Robust Fully-Asynchronous Methods for Distributed Training over General Architecture
Zehan Zhu, Ye Tian, Yan Huang, Jinming Xu, Shibo He
TL;DR
The paper tackles the inefficiency of perfect synchronization in distributed training by introducing R-FAST, a robust fully-asynchronous gradient-tracking method that operates over general spanning-tree topologies sharing a common root. It combines asynchronous execution, dual spanning-tree communication, and a robust gradient-tracking scheme with buffering to mitigate data heterogeneity and packet losses, supported by a thorough augmented-system convergence analysis for both strongly convex and non-convex objectives. The authors prove linear convergence to a neighborhood for smooth strongly convex F and sublinear convergence to stationary points for non-convex F, using a two-time-scale approach to handle delays and root activations. Empirically, R-FAST delivers 1.5-2x faster convergence than synchronous baselines like Ring-AllReduce and D-PSGD, while outperforming asynchronous SOTA methods in the presence of stragglers, and it scales effectively with the number of nodes and flexible network topologies.
Abstract
Perfect synchronization in distributed machine learning problems is inefficient and even impossible due to the existence of latency, package losses and stragglers.

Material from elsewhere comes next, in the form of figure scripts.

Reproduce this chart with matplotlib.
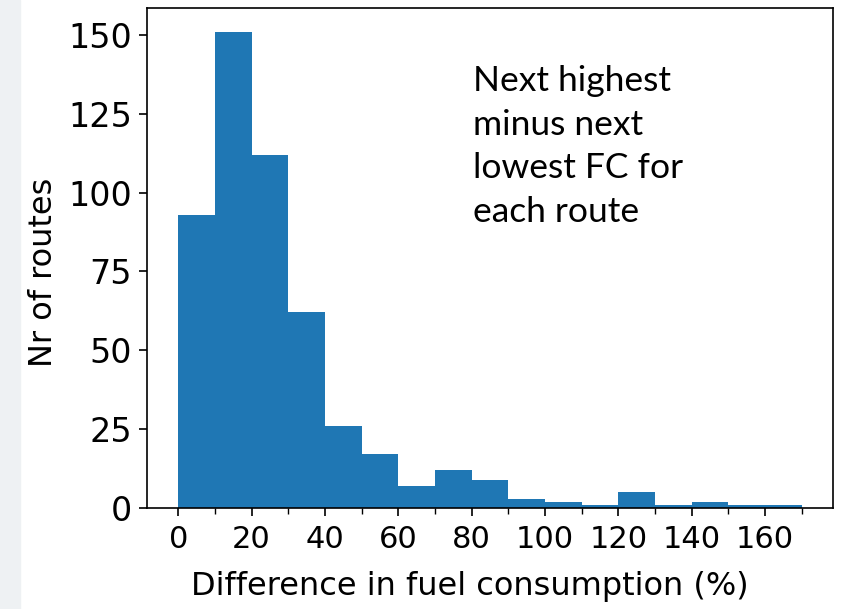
import numpy as np
import matplotlib
matplotlib.use("Agg")
import matplotlib.pyplot as plt
from matplotlib.ticker import MultipleLocator

# histogram of fuel consumption differences, bins of 10 %
bin_edges = [0, 10, 20, 30, 40, 50, 60, 70, 80, 90, 100, 110, 120, 130, 140, 150, 160, 170]
route_counts = [93, 151, 112, 62, 26, 17, 7, 12, 9, 3, 2, 1, 5, 1, 2, 1, 1]
note_text = "Next highest\nminus next\nlowest FC for\neach route"

fig = plt.figure(figsize=(8.46, 6.09), dpi=100)
# faint background strip on the left edge
fig.patches.append(plt.Rectangle((0, 0), 0.024, 1, transform=fig.transFigure,
                                 color="#eef1f3", zorder=0))
ax = fig.add_axes([0.1738, 0.1658, 0.8108, 0.8211])

ax.hist(bin_edges[:-1], bins=bin_edges, weights=route_counts, color="#1f77b4")

ax.xaxis.set_major_locator(MultipleLocator(20))
ax.xaxis.set_minor_locator(MultipleLocator(10))
ax.yaxis.set_major_locator(MultipleLocator(25))
ax.tick_params(axis="x", which="major", labelsize=22, length=6, width=1.2, pad=6)
ax.tick_params(axis="x", which="minor", length=4, width=1.0)
ax.tick_params(axis="y", labelsize=24, length=6, width=1.2, pad=5)
for s in ax.spines.values():
    s.set_linewidth(1.2)

ax.set_xlabel("Difference in fuel consumption (%)", fontsize=23)
ax.set_ylabel("Nr of routes", fontsize=23)
ax.xaxis.set_label_coords(0.471, -0.126)
ax.yaxis.set_label_coords(-0.128, 0.472)

ax.text(0.475, 0.886, note_text, transform=ax.transAxes, fontsize=25.5,
        family="Lato", va="top", ha="left", linespacing=1.45)

plt.savefig("out.png", dpi=100)
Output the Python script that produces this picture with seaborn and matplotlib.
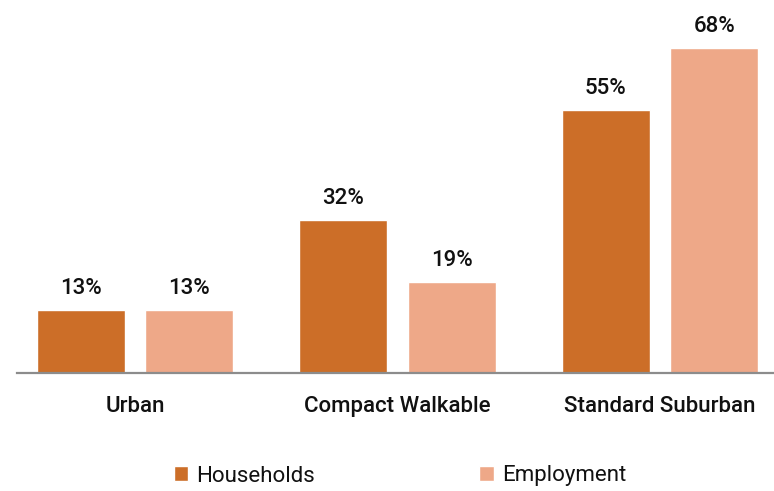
import matplotlib
matplotlib.use("Agg")
import matplotlib.pyplot as plt
import seaborn as sns
import pandas as pd

categories = ["Urban", "Compact Walkable", "Standard Suburban"]
series_names = ["Households", "Employment"]
households = [13, 32, 55]
employment = [13, 19, 68]
colors = ["#CC6E28", "#EEA888"]

df = pd.DataFrame({
    "category": categories * 2,
    "series": [series_names[0]] * 3 + [series_names[1]] * 3,
    "value": households + employment,
})

sns.set_theme(style="white")
plt.rcParams["font.family"] = ["Roboto", "DejaVu Sans"]

fig = plt.figure(figsize=(7.74, 4.91), dpi=100)
ax = fig.add_axes([17 / 774, 118.5 / 491, 1 - 17 / 774, 372.5 / 491])

sns.barplot(data=df, x="category", y="value", hue="series", order=categories,
            hue_order=series_names, palette=colors, width=0.827, gap=0.19,
            saturation=1, ax=ax, legend=True)

# Percentage labels above each bar
for container in ax.containers:
    ax.bar_label(container, labels=[f"{v:.0f}%" for v in container.datavalues],
                 padding=8, fontsize=16, fontweight="medium", color="#111111")

ax.set_xlim(-0.45, 2.434)
ax.set_ylim(0, 78.1)
ax.set_xlabel("")
ax.set_ylabel("")
ax.set_yticks([])
ax.tick_params(axis="x", length=0, pad=17, labelsize=16, labelcolor="#111111")
for lbl in ax.get_xticklabels():
    lbl.set_fontweight("medium")
for side in ["top", "right", "left"]:
    ax.spines[side].set_visible(False)
ax.spines["bottom"].set_color("#8c8c8c")
ax.spines["bottom"].set_linewidth(1.6)

# Two-column legend centred below the chart
handles, labels = ax.get_legend_handles_labels()
ax.get_legend().remove()
fig.legend(handles, labels, loc="center", bbox_to_anchor=(400 / 774, 1 - 476 / 491),
           ncol=2, frameon=False, fontsize=16, handlelength=0.65, handleheight=0.65,
           handletextpad=0.35, columnspacing=7.4, labelcolor="#111111")

fig.savefig("out.png", dpi=100)
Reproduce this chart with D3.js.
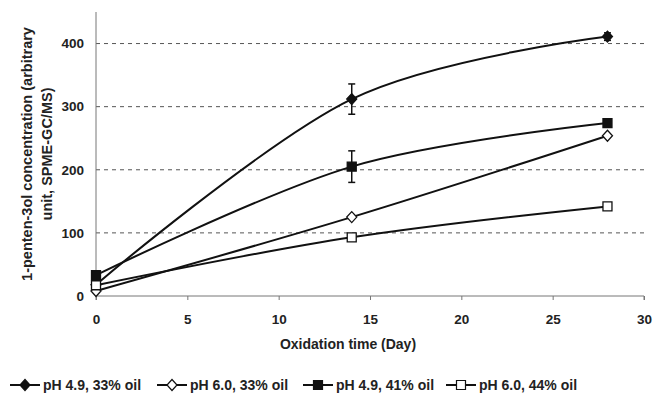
<!DOCTYPE html>
<html>
  <head>
    <meta charset="utf-8">
    <title>1-penten-3ol concentration</title>
    <style>
    body { margin: 0; background: #fff; }
    text { font-family: "Liberation Sans", Arial, sans-serif; }
    .tick text { font-size: 13.5px; font-weight: bold; fill: #222; }
    .axis path, .axis line { stroke: #777; }
    .grid line { stroke: #555; stroke-dasharray: 4,4; }
    </style>
  </head>
  <body>
    <svg width="653" height="393"></svg>
    <script src="https://d3js.org/d3.v7.min.js"></script>
    <script>

      // values
      var days = [0, 14, 28];
      var seriesNames = ["pH 4.9, 33% oil", "pH 6.0, 33% oil", "pH 4.9, 41% oil", "pH 6.0, 44% oil"];
      var ph49oil33 = [18, 312, 411];
      var ph60oil33 = [8, 125, 254];
      var ph49oil41 = [33, 205, 274];
      var ph60oil44 = [17, 93, 142];
      var errPh49oil33 = [0, 24, 6];
      var errPh49oil41 = [0, 25, 0];
      var xTicks = [0, 5, 10, 15, 20, 25, 30];
      var yTicks = [0, 100, 200, 300, 400];

      var svg = d3.select("svg"),
          margin = {top: 12, right: 9, bottom: 97, left: 96},
          width = +svg.attr("width") - margin.left - margin.right,
          height = +svg.attr("height") - margin.top - margin.bottom;

      var x = d3.scaleLinear().domain([0, 30]).range([0, width]),
          y = d3.scaleLinear().domain([0, 450]).range([height, 0]);

      var g = svg.append("g")
          .attr("transform", "translate(" + margin.left + "," + margin.top + ")");

      g.append("g")
          .attr("class", "grid")
        .selectAll("line")
        .data(yTicks.slice(1))
        .enter().append("line")
          .attr("x1", 0)
          .attr("x2", width)
          .attr("y1", function(d) { return y(d); })
          .attr("y2", function(d) { return y(d); });

      g.append("g")
          .attr("class", "axis axis--x")
          .attr("transform", "translate(0," + height + ")")
          .call(d3.axisBottom(x).tickValues(xTicks).tickSize(4).tickPadding(14))
          .call(function(a) { a.select(".domain").attr("d", "M0,4V0H" + width + "V4"); });

      g.append("g")
          .attr("class", "axis axis--y")
          .call(d3.axisLeft(y).tickValues(yTicks).tickSize(0).tickPadding(12))
          .call(function(a) { a.select(".domain").attr("d", "M0," + height + "V0"); });

      svg.append("text")
          .attr("transform", "translate(348,349)")
          .attr("text-anchor", "middle")
          .style("font-size", "14px")
          .style("font-weight", "bold")
          .attr("fill", "#222")
          .text("Oxidation time (Day)");

      var ylab = svg.append("text")
          .attr("transform", "translate(0,154) rotate(-90)")
          .attr("text-anchor", "middle")
          .style("font-size", "14.5px")
          .style("font-weight", "bold")
          .attr("fill", "#222");
      ylab.append("tspan").attr("x", 0).attr("y", 32).text("1-penten-3ol concentration (arbitrary");
      ylab.append("tspan").attr("x", 0).attr("y", 52).text("unit, SPME-GC/MS)");

      var series = [
        {name: seriesNames[0], values: ph49oil33, err: errPh49oil33, shape: "diamond", fill: "#111"},
        {name: seriesNames[1], values: ph60oil33, err: null, shape: "diamond", fill: "#fff"},
        {name: seriesNames[2], values: ph49oil41, err: errPh49oil41, shape: "square", fill: "#111"},
        {name: seriesNames[3], values: ph60oil44, err: null, shape: "square", fill: "#fff"}
      ];

      var line = d3.line()
          .x(function(d) { return x(d[0]); })
          .y(function(d) { return y(d[1]); })
          .curve(d3.curveCatmullRom.alpha(0));

      function markerPath(shape) {
        if (shape === "diamond") return "M0,-5.5L5,0L0,5.5L-5,0Z";
        return "M-4.5,-4.5H4.5V4.5H-4.5Z";
      }

      series.forEach(function(s) {
        var pts = days.map(function(d, i) { return [d, s.values[i]]; });
        g.append("path")
            .datum(pts)
            .attr("fill", "none")
            .attr("stroke", "#111")
            .attr("stroke-width", 2)
            .attr("d", line);

        if (s.err) {
          var eb = g.append("g").selectAll("g")
              .data(pts.map(function(p, i) { return [p[0], p[1], s.err[i]]; }).filter(function(p) { return p[2] > 0; }))
              .enter().append("g")
              .attr("stroke", "#111")
              .attr("stroke-width", 1.5);
          eb.append("line")
              .attr("x1", function(d) { return x(d[0]); })
              .attr("x2", function(d) { return x(d[0]); })
              .attr("y1", function(d) { return y(d[1] - d[2]); })
              .attr("y2", function(d) { return y(d[1] + d[2]); });
          eb.append("line")
              .attr("x1", function(d) { return x(d[0]) - 3.5; })
              .attr("x2", function(d) { return x(d[0]) + 3.5; })
              .attr("y1", function(d) { return y(d[1] - d[2]); })
              .attr("y2", function(d) { return y(d[1] - d[2]); });
          eb.append("line")
              .attr("x1", function(d) { return x(d[0]) - 3.5; })
              .attr("x2", function(d) { return x(d[0]) + 3.5; })
              .attr("y1", function(d) { return y(d[1] + d[2]); })
              .attr("y2", function(d) { return y(d[1] + d[2]); });
        }

        g.append("g").selectAll("path")
            .data(pts)
            .enter().append("path")
            .attr("transform", function(d) { return "translate(" + x(d[0]) + "," + y(d[1]) + ")"; })
            .attr("d", markerPath(s.shape))
            .attr("fill", s.fill)
            .attr("stroke", "#111")
            .attr("stroke-width", 1.3);
      });

      // legend
      var legendX = [10, 157, 303, 446];
      var legend = svg.append("g")
          .attr("transform", "translate(0,385)");
      var item = legend.selectAll("g")
          .data(series)
          .enter().append("g")
          .attr("transform", function(d, i) { return "translate(" + legendX[i] + ",0)"; });
      item.append("line")
          .attr("x1", 0).attr("x2", 30)
          .attr("stroke", "#111")
          .attr("stroke-width", 2);
      item.append("path")
          .attr("transform", "translate(15,0)")
          .attr("d", function(d) { return markerPath(d.shape); })
          .attr("fill", function(d) { return d.fill; })
          .attr("stroke", "#111")
          .attr("stroke-width", 1.2);
      item.append("text")
          .attr("x", 33)
          .attr("dy", "0.36em")
          .style("font-size", "14px")
          .style("font-weight", "bold")
          .attr("fill", "#222")
          .text(function(d) { return d.name; });
    </script>
  </body>
</html>
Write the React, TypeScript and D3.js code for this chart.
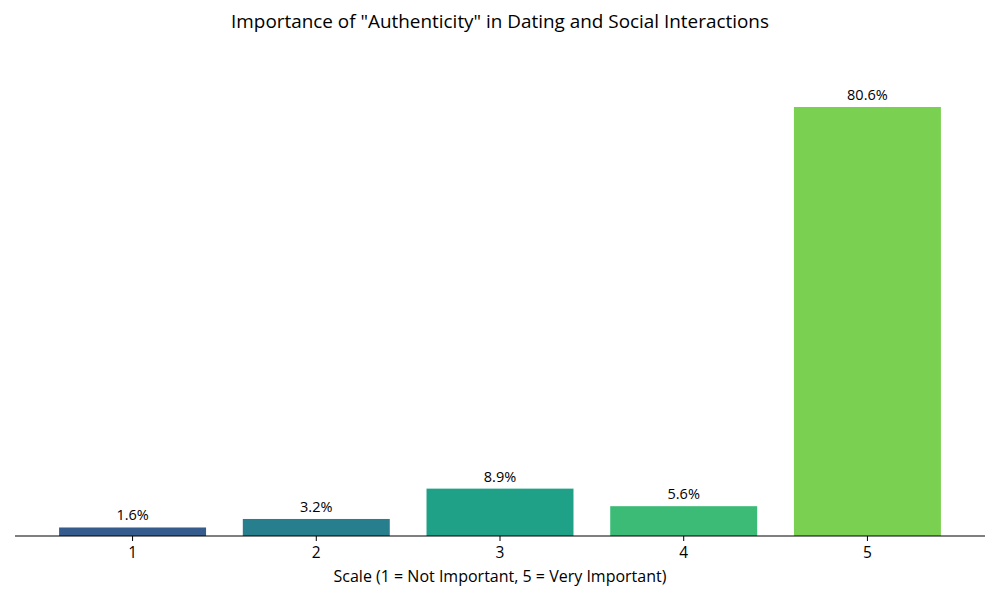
import React from "react";
import * as d3 from "d3";

const categories = ["1", "2", "3", "4", "5"];
const values = [1.6, 3.2, 8.9, 5.6, 80.6];
const colors = ["#365c8d", "#277f8e", "#1fa187", "#3bbb75", "#7ad151"];
const title = 'Importance of "Authenticity" in Dating and Social Interactions';
const xLabel = "Scale (1 = Not Important, 5 = Very Important)";

const W = 1000;
const H = 600;
const FONT = "'Open Sans', Roboto, sans-serif";

export default function App() {
  const left = 15, right = 985, base = 536;
  const x = d3.scaleBand<string>().domain(categories).range([left, right]).paddingInner(0.2).paddingOuter(0.24);
  const y = d3.scaleLinear().domain([0, 80.6]).range([base, 107]);
  return (
    <svg width={W} height={H} style={{ position: "absolute", left: 0, top: 0, background: "#fff" }} fontFamily={FONT}>
      <text x={500} y={28} textAnchor="middle" fontSize={18.9} fill="#000">{title}</text>
      {categories.map((c, i) => (
        <g key={c}>
          <rect x={x(c)!} y={y(values[i])} width={x.bandwidth()} height={base - y(values[i])} fill={colors[i]} />
          <text x={x(c)! + x.bandwidth() / 2} y={y(values[i]) - 7} textAnchor="middle" fontSize={14.5} fill="#000">
            {values[i].toFixed(1)}%
          </text>
          <line x1={x(c)! + x.bandwidth() / 2} x2={x(c)! + x.bandwidth() / 2} y1={base} y2={base + 5} stroke="#000" strokeWidth={1} />
          <text x={x(c)! + x.bandwidth() / 2} y={558} textAnchor="middle" fontSize={15.5} fill="#000">{c}</text>
        </g>
      ))}
      <line x1={left} x2={right} y1={base} y2={base} stroke="#000" strokeWidth={1.2} />
      <text x={500} y={582} textAnchor="middle" fontSize={16} fill="#000">{xLabel}</text>
    </svg>
  );
}
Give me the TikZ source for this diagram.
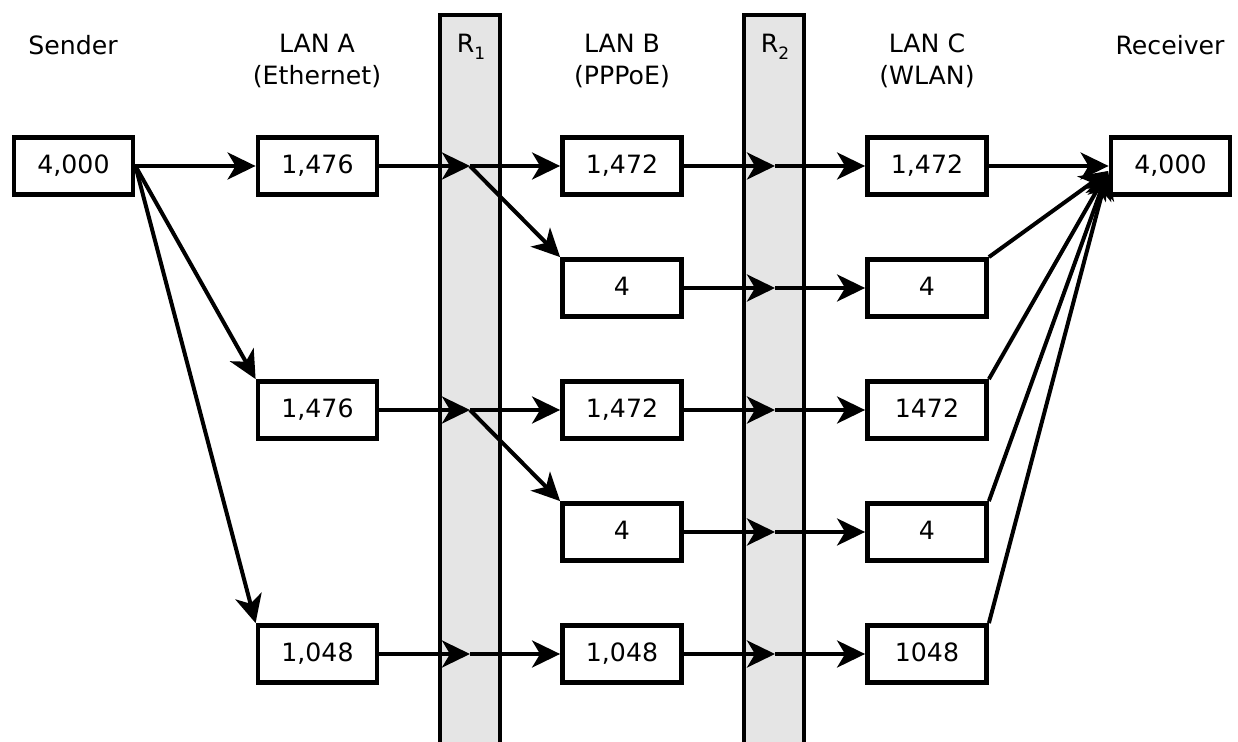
\documentclass[tikz,border=0pt]{standalone}
\usepackage{fontspec}
\setmainfont{DejaVu Sans}
\usetikzlibrary{arrows.meta,calc}
\definecolor{cRouter}{HTML}{E5E5E5}
\newcommand{\rsub}[1]{R\raisebox{-3.5pt}{\fontsize{8.5}{8.5}\selectfont #1}}
\tikzset{
  pkt/.style={rectangle, draw=black, line width=2.4pt, fill=white, minimum width=59.5pt, minimum height=28.5pt, inner sep=0pt, text height=9.2pt, text depth=1.8pt},
  flow/.style={-{Stealth[length=14pt, width=13.5pt, inset=4pt]}, line width=2pt},
  rtr/.style={draw=black, line width=2.4pt, fill=cRouter},
  hdr/.style={align=center, inner sep=0pt},
}

\begin{document}
\begin{tikzpicture}[x=0.5pt, y=-0.5pt, font=\fontsize{12.6}{16}\selectfont]
  \useasboundingbox (0,0) rectangle (1238,742);

  % routers
  \draw[rtr] (440,760) -- (440,15) -- (500,15) -- (500,760);
  \draw[rtr] (744,760) -- (744,15) -- (804,15) -- (804,760);

  % column headers
  \node[hdr] (hs) at (73,45) {Sender};
  \node[hdr] (ha) at (317,61) {LAN A\\(Ethernet)};
  \node[hdr] (hr1) at (471,47) {\rsub{1}};
  \node[hdr] (hb) at (622,61) {LAN B\\(PPPoE)};
  \node[hdr] (hr2) at (775,47) {\rsub{2}};
  \node[hdr] (hc) at (927,61) {LAN C\\(WLAN)};
  \node[hdr] (hv) at (1170,45) {Receiver};

  % packets
  \node[pkt] (snd) at (73.5,166) {4,000};
  \node[pkt] (a1) at (317.5,166) {1,476};
  \node[pkt] (a3) at (317.5,410) {1,476};
  \node[pkt] (a5) at (317.5,654) {1,048};
  \node[pkt] (b1) at (622,166) {1,472};
  \node[pkt] (b2) at (622,288) {4};
  \node[pkt] (b3) at (622,410) {1,472};
  \node[pkt] (b4) at (622,532) {4};
  \node[pkt] (b5) at (622,654) {1,048};
  \node[pkt] (c1) at (927,166) {1,472};
  \node[pkt] (c2) at (927,288) {4};
  \node[pkt] (c3) at (927,410) {1472};
  \node[pkt] (c4) at (927,532) {4};
  \node[pkt] (c5) at (927,654) {1048};
  \node[pkt] (rcv) at (1170.5,166) {4,000};

  % hand-over points in the routers
  \coordinate (r1a) at (470,166);
  \coordinate (r1c) at (470,410);
  \coordinate (r1e) at (470,654);
  \foreach \i/\y in {1/166, 2/288, 3/410, 4/532, 5/654}
    \coordinate (r2\i) at (775,\y);
  \coordinate (rin) at (1108,171);

  % sender -> LAN A
  \draw[flow] (snd) -- (a1);
  \draw[flow] (snd.east) -- (a3.north west);
  \draw[flow] (snd.east) -- (a5.north west);

  % LAN A -> R1 -> LAN B
  \draw[flow] (a1) -- (r1a);
  \draw[flow] (a3) -- (r1c);
  \draw[flow] (a5) -- (r1e);
  \draw[flow] (r1a) -- (b1);
  \draw[flow] (r1a) -- (b2.north west);
  \draw[flow] (r1c) -- (b3);
  \draw[flow] (r1c) -- (b4.north west);
  \draw[flow] (r1e) -- (b5);

  % LAN B -> R2 -> LAN C
  \foreach \i in {1,...,5} {
    \draw[flow] (b\i) -- (r2\i);
    \draw[flow] (r2\i) -- (c\i);
  }

  % LAN C -> receiver
  \draw[flow] (c1) -- (rcv);
  \foreach \i in {2,...,5}
    \draw[flow] (c\i.north east) -- (rin);
\end{tikzpicture}
\end{document}
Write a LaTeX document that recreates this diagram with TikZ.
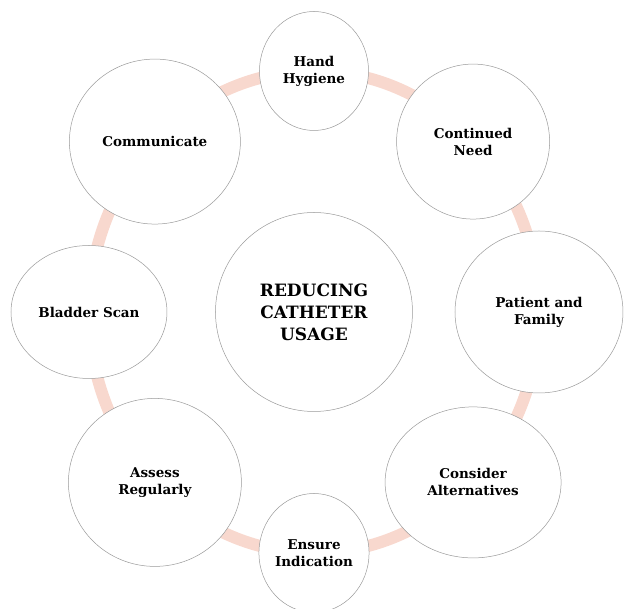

We propose a Robust Fully-Asynchronous Stochastic Gradient Tracking method (R-FAST), where each device performs local computation and communication at its own pace without any form of synchronization. Different from existing asynchronous distributed algorithms, R-FAST can eliminate the impact of data heterogeneity across devices and allow for packet losses by employing a robust gradient tracking strategy that relies on properly designed auxiliary variables for tracking and buffering the overall gradient vector. More importantly, the proposed method utilizes two spanning-tree graphs for communication so long as both share at least one common root, enabling flexible designs in communication architectures. We show that R-FAST converges in expectation to a neighborhood of the optimum with a geometric rate for smooth and strongly convex objectives; and to a stationary point with a sublinear rate for general non-convex settings. Extensive experiments demonstrate that R-FAST runs 1.5-2 times faster than synchronous benchmark algorithms, such as Ring-AllReduce and D-PSGD, while still achieving comparable accuracy, and outperforms existing asynchronous SOTA algorithms, such as AD-PSGD and OSGP, especially in the presence of stragglers.